■ Dataset extract ■
= = = = = = =

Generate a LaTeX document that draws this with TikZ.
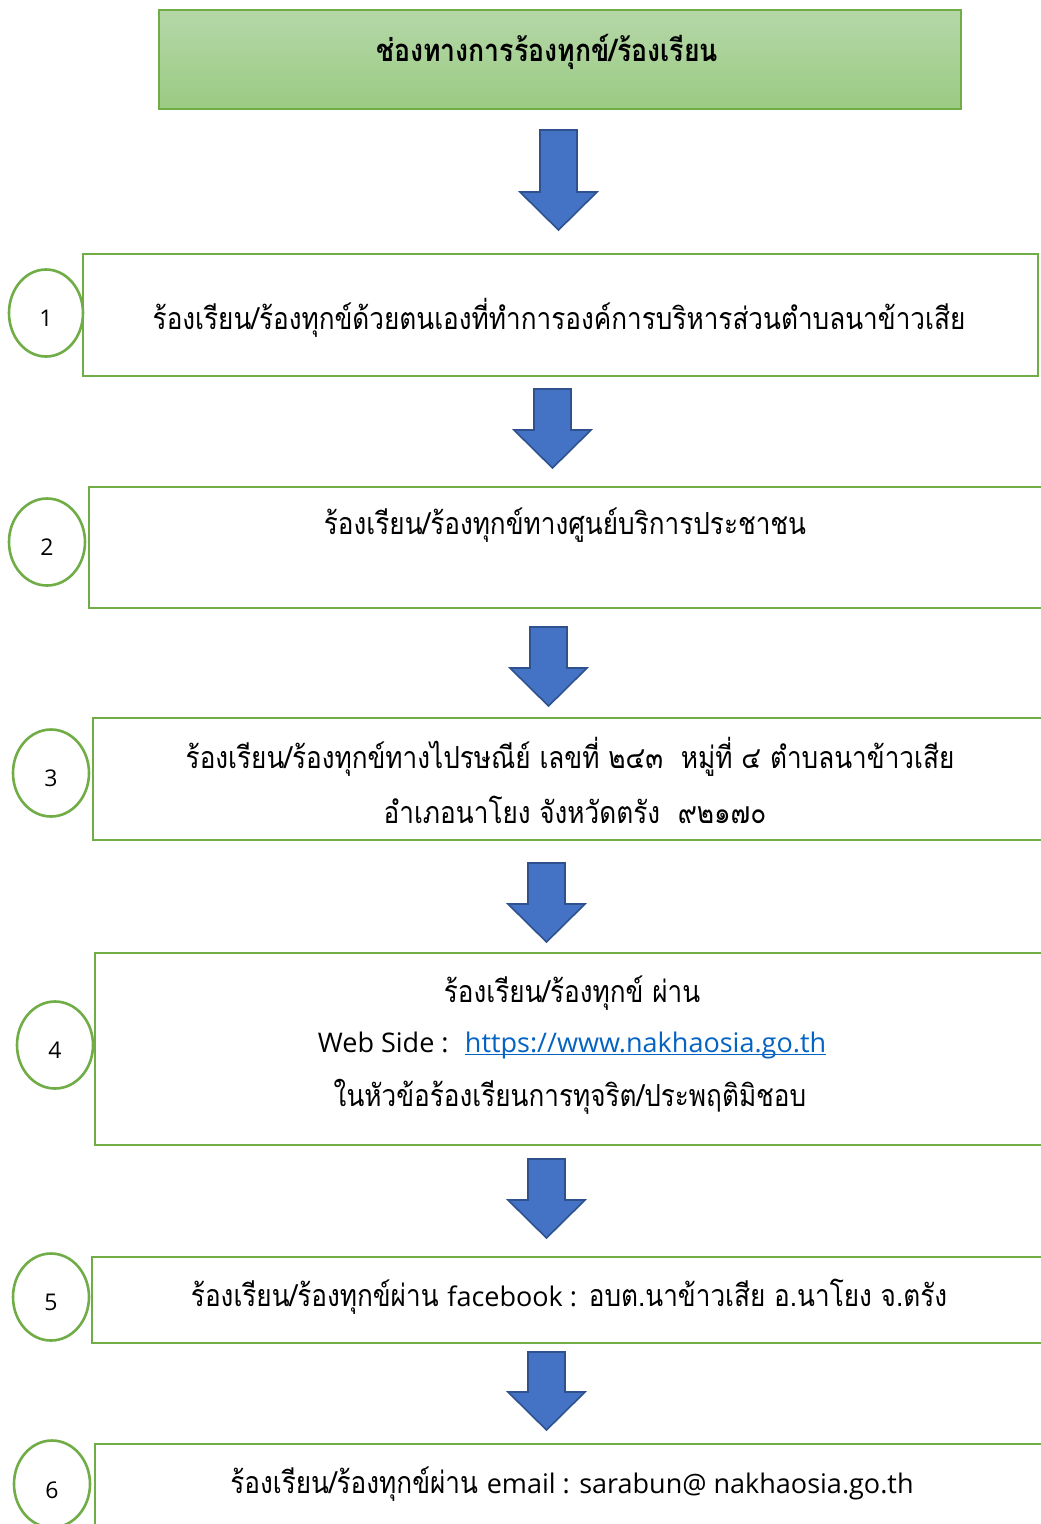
\documentclass[tikz,border=0pt]{standalone}
\usepackage{fontspec}
\usetikzlibrary{shapes.geometric}
\newfontfamily\thf[Script=Thai,FakeStretch=0.86]{Loma}
\newfontfamily\laf{Open Sans}
\definecolor{gbd}{HTML}{70AD47}
\definecolor{gtop}{HTML}{B5D7A8}
\definecolor{gbot}{HTML}{9BCB83}
\definecolor{afill}{HTML}{4472C4}
\definecolor{abd}{HTML}{2F528F}
\definecolor{lnk}{HTML}{0563C1}
\newcommand{\lat}{\laf\fontsize{27}{32}\selectfont}
\newcommand{\ulink}[1]{\leavevmode\rlap{\rule[-3.2pt]{\widthof{#1}}{1.5pt}}#1}
\tikzset{
  x=1pt,y=-1pt,
  stepbox/.style={draw=gbd,line width=2.6pt,fill=white},
  numcirc/.style={draw=gbd,line width=2.6pt,ellipse,fill=white},
  lbl/.style={font=\thf\fontsize{30.4}{34}\selectfont,align=center,inner sep=0pt},
  numtxt/.style={font=\laf\fontsize{23}{26}\selectfont,inner sep=0pt},
  blockarrow/.style={fill=afill,draw=abd,line width=1.6pt,line join=miter},
}
\usepackage{calc}
\newcommand{\downarr}[4]{% name, left x, top y, bottom y
  \draw[blockarrow] (#2+20,#3) -- (#2+57,#3) -- (#2+57,#4-38) -- (#2+77,#4-38) -- (#2+38.5,#4) -- (#2,#4-38) -- (#2+20,#4-38) -- cycle;
  \coordinate (#1) at (#2+38.5,#3);}
\begin{document}
\begin{tikzpicture}
\useasboundingbox (0,0) rectangle (1041,1524);
\clip (0,0) rectangle (1041,1524);
\fill[white] (0,0) rectangle (1041,1524);
% title
\shade[top color=gtop,bottom color=gbot,draw=gbd,line width=1.4pt] (159,10) rectangle (961,109);
\node[lbl,font=\thf\bfseries\fontsize{31}{34}\selectfont] (title) at (547,52) {ช่องทางการร้องทุกข์/ร้องเรียน};
% arrows
\downarr{a1}{520}{130}{230}
\downarr{a2}{514}{389}{468}
\downarr{a3}{510}{627}{706}
\downarr{a4}{508}{863}{942}
\downarr{a5}{508}{1159}{1238}
\downarr{a6}{508}{1352}{1430}
% boxes
\draw[stepbox] (83,254) rectangle (1038,376);
\draw[stepbox] (89,487) rectangle (1060,608);
\draw[stepbox] (93,718) rectangle (1060,840);
\draw[stepbox] (95,953) rectangle (1060,1145);
\draw[stepbox] (92,1257) rectangle (1060,1343);
\draw[stepbox] (95,1444) rectangle (1060,1560);
% circles
\node[numcirc,minimum width=74pt,minimum height=87pt] (c1) at (46,313) {};
\node[numcirc,minimum width=76pt,minimum height=87pt] (c2) at (47,542) {};
\node[numcirc,minimum width=76pt,minimum height=87pt] (c3) at (51,773) {};
\node[numcirc,minimum width=76pt,minimum height=87pt] (c4) at (55,1045) {};
\node[numcirc,minimum width=76pt,minimum height=87pt] (c5) at (51,1297) {};
\node[numcirc,minimum width=76pt,minimum height=87pt] (c6) at (52,1484) {};
\node[numtxt] at (46,318) {1};
\node[numtxt] at (47,547) {2};
\node[numtxt] at (51,778) {3};
\node[numtxt] at (55,1050) {4};
\node[numtxt] at (51,1302) {5};
\node[numtxt] at (52,1490) {6};
% texts
\node[lbl] (t1) at (559,318) {ร้องเรียน/ร้องทุกข์ด้วยตนเองที่ทำการองค์การบริหารส่วนตำบลนาข้าวเสีย};
\node[lbl] (t2) at (565,525) {ร้องเรียน/ร้องทุกข์ทางศูนย์บริการประชาชน};
\node[lbl] (t3a) at (570,757) {ร้องเรียน/ร้องทุกข์ทางไปรษณีย์ เลขที่ ๒๔๓ \ หมู่ที่ ๔ ตำบลนาข้าวเสีย};
\node[lbl] (t3b) at (575,810) {อำเภอนาโยง จังหวัดตรัง \ ๙๒๑๗๐};
\node[lbl] (t4a) at (572,993) {ร้องเรียน/ร้องทุกข์ ผ่าน};
\node[lbl] (t4b) at (572,1045) {{\lat Web Side : \ \textcolor{lnk}{\ulink{https://www.nakhaosia.go.th}}}};
\node[lbl] (t4c) at (570,1097) {ในหัวข้อร้องเรียนการทุจริต/ประพฤติมิชอบ};
\node[lbl] (t5) at (569,1297) {ร้องเรียน/ร้องทุกข์ผ่าน {\lat facebook :} อบต.นาข้าวเสีย อ.นาโยง จ.ตรัง};
\node[lbl] (t6) at (572,1484) {ร้องเรียน/ร้องทุกข์ผ่าน {\lat email : sarabun@ nakhaosia.go.th}};
\end{tikzpicture}
\end{document}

= = = = = = =

■ Given instruction ■
Keep every word of the data as it is when you write it out, but drop the pictures.

■ Response to this task ■
Generate a LaTeX document that draws this with TikZ.
\documentclass[tikz,border=0pt]{standalone}
\usepackage{fontspec}
\usetikzlibrary{shapes.geometric}
\newfontfamily\thf[Script=Thai,FakeStretch=0.86]{Loma}
\newfontfamily\laf{Open Sans}
\definecolor{gbd}{HTML}{70AD47}
\definecolor{gtop}{HTML}{B5D7A8}
\definecolor{gbot}{HTML}{9BCB83}
\definecolor{afill}{HTML}{4472C4}
\definecolor{abd}{HTML}{2F528F}
\definecolor{lnk}{HTML}{0563C1}
\newcommand{\lat}{\laf\fontsize{27}{32}\selectfont}
\newcommand{\ulink}[1]{\leavevmode\rlap{\rule[-3.2pt]{\widthof{#1}}{1.5pt}}#1}
\tikzset{
  x=1pt,y=-1pt,
  stepbox/.style={draw=gbd,line width=2.6pt,fill=white},
  numcirc/.style={draw=gbd,line width=2.6pt,ellipse,fill=white},
  lbl/.style={font=\thf\fontsize{30.4}{34}\selectfont,align=center,inner sep=0pt},
  numtxt/.style={font=\laf\fontsize{23}{26}\selectfont,inner sep=0pt},
  blockarrow/.style={fill=afill,draw=abd,line width=1.6pt,line join=miter},
}
\usepackage{calc}
\newcommand{\downarr}[4]{% name, left x, top y, bottom y
  \draw[blockarrow] (#2+20,#3) -- (#2+57,#3) -- (#2+57,#4-38) -- (#2+77,#4-38) -- (#2+38.5,#4) -- (#2,#4-38) -- (#2+20,#4-38) -- cycle;
  \coordinate (#1) at (#2+38.5,#3);}
\begin{document}
\begin{tikzpicture}
\useasboundingbox (0,0) rectangle (1041,1524);
\clip (0,0) rectangle (1041,1524);
\fill[white] (0,0) rectangle (1041,1524);
% title
\shade[top color=gtop,bottom color=gbot,draw=gbd,line width=1.4pt] (159,10) rectangle (961,109);
\node[lbl,font=\thf\bfseries\fontsize{31}{34}\selectfont] (title) at (547,52) {ช่องทางการร้องทุกข์/ร้องเรียน};
% arrows
\downarr{a1}{520}{130}{230}
\downarr{a2}{514}{389}{468}
\downarr{a3}{510}{627}{706}
\downarr{a4}{508}{863}{942}
\downarr{a5}{508}{1159}{1238}
\downarr{a6}{508}{1352}{1430}
% boxes
\draw[stepbox] (83,254) rectangle (1038,376);
\draw[stepbox] (89,487) rectangle (1060,608);
\draw[stepbox] (93,718) rectangle (1060,840);
\draw[stepbox] (95,953) rectangle (1060,1145);
\draw[stepbox] (92,1257) rectangle (1060,1343);
\draw[stepbox] (95,1444) rectangle (1060,1560);
% circles
\node[numcirc,minimum width=74pt,minimum height=87pt] (c1) at (46,313) {};
\node[numcirc,minimum width=76pt,minimum height=87pt] (c2) at (47,542) {};
\node[numcirc,minimum width=76pt,minimum height=87pt] (c3) at (51,773) {};
\node[numcirc,minimum width=76pt,minimum height=87pt] (c4) at (55,1045) {};
\node[numcirc,minimum width=76pt,minimum height=87pt] (c5) at (51,1297) {};
\node[numcirc,minimum width=76pt,minimum height=87pt] (c6) at (52,1484) {};
\node[numtxt] at (46,318) {1};
\node[numtxt] at (47,547) {2};
\node[numtxt] at (51,778) {3};
\node[numtxt] at (55,1050) {4};
\node[numtxt] at (51,1302) {5};
\node[numtxt] at (52,1490) {6};
% texts
\node[lbl] (t1) at (559,318) {ร้องเรียน/ร้องทุกข์ด้วยตนเองที่ทำการองค์การบริหารส่วนตำบลนาข้าวเสีย};
\node[lbl] (t2) at (565,525) {ร้องเรียน/ร้องทุกข์ทางศูนย์บริการประชาชน};
\node[lbl] (t3a) at (570,757) {ร้องเรียน/ร้องทุกข์ทางไปรษณีย์ เลขที่ ๒๔๓ \ หมู่ที่ ๔ ตำบลนาข้าวเสีย};
\node[lbl] (t3b) at (575,810) {อำเภอนาโยง จังหวัดตรัง \ ๙๒๑๗๐};
\node[lbl] (t4a) at (572,993) {ร้องเรียน/ร้องทุกข์ ผ่าน};
\node[lbl] (t4b) at (572,1045) {{\lat Web Side : \ \textcolor{lnk}{\ulink{https://www.nakhaosia.go.th}}}};
\node[lbl] (t4c) at (570,1097) {ในหัวข้อร้องเรียนการทุจริต/ประพฤติมิชอบ};
\node[lbl] (t5) at (569,1297) {ร้องเรียน/ร้องทุกข์ผ่าน {\lat facebook :} อบต.นาข้าวเสีย อ.นาโยง จ.ตรัง};
\node[lbl] (t6) at (572,1484) {ร้องเรียน/ร้องทุกข์ผ่าน {\lat email : sarabun@ nakhaosia.go.th}};
\end{tikzpicture}
\end{document}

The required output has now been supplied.